Goodbye low-interest banking

I’ve decided I’ve had enough of low-interest (or, more realistically, no-interest) bank accounts. I’ve had checking and saving accounts with Washington Mutual for years now and have nothing to show for it but a lack of the money I could have made in interest had I been somewhere else. Well, no more.

I started with my savings account. Well, technically Sarai started it by opening an Orange Savings account at ING Direct for our joint savings for a house. I’ve since decided to use this as my primary savings account. It pays 4.50% interest rather than the 0.50% or whatever it was that WaMu was giving me. No contest. The only disadvantage to this account is that electronic transfers to or from it can take up to a few days, so it’s not quite as convenient as a regular savings account, but I don’t expect this to be a problem.

My second step was to replace my WaMu checking account with another online-only account, this one from Schwab. Their investor checking account is an even better deal than the ING savings. It pays 4.25%, has no minimum balance, and comes with benefits like free checks and refunded ATM fees. That last one is important: An electronic-only account means using lots of third-party ATMs, but Schwab refunds all those $2 fees at the end of every month, so I don’t have to worry about finding the “right” ATM; I can just use the first one I find.

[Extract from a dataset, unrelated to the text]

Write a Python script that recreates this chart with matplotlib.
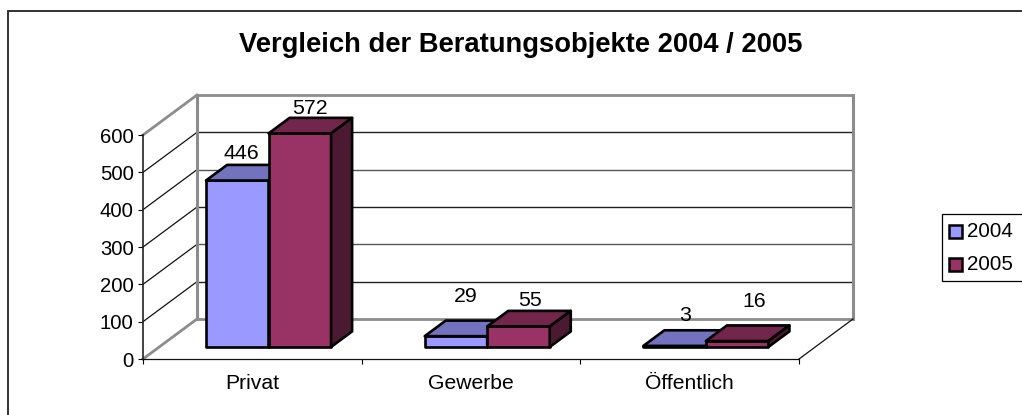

The down side to these online-only accounts is that I don’t have a physical bank branch to walk into. I can transfer funds electronically between these, and my paychecks are deposited directly into the Schwab account, minus the 15% automatically deposited with ING. Depositing checks is tricky though, requiring me to endorse and mail them to Schwab (but they even provide postage-paid envelopes and even personalized return address labels!). Checks I deposit into the small business checking account I’m keeping at WaMu for just this purpose. I need to keep a second account anyway for the occasional business income I make from consulting and this makes it easy to deal with any checks I get as payments and gives me somewhere to transfer Paypal payments that’s safely partitioned from my regular accounts. Money from any non-business-related checks can be transferred to my Schwab account after deposit here.

All this is something I’ve been needing to do for a while. One of my new year’s resolutions this year was to better organize and improve my savings and finances, and this is a big step in that direction. The next step is to replace my two credit cards with new ones that will give me something back. Most of my bills are automatically charged to one of them anyway so I should take advantage of the opportunity to get something out of it. I’ll write up my choices here once I finish making them.

Most of my personal finance inspiration comes from I Will Teach You to Be Rich, a really good personal finance blog written by Ramit Sethi here in the bay area. I’ve stripped down my RSS subscriptions to the essentials recently but this one is a keeper.

Comments

JoeBanker says:

Hey, just thought you should know that WaMu is now offering a 5.0% savings account (no minimums or fees). Was super easy to open online. If the ad for it is still on their homepage, you can click that but if not, you can go here which is where the ad took me. The offer is a combo package of their checking and savings, but you obviously wouldn’t necessarily need to use the checking portion (no minimums or fees on that either).

(offer link)

They let me move money like my ING account does as well (still takes a few days), but thought you might get to consolidate since you are still using WaMu for other stuff and get a bit better rate than your ING is getting you.

Kenn Christ says:

Interesting. I wonder if more banks will be following suit. Thanks for the tip.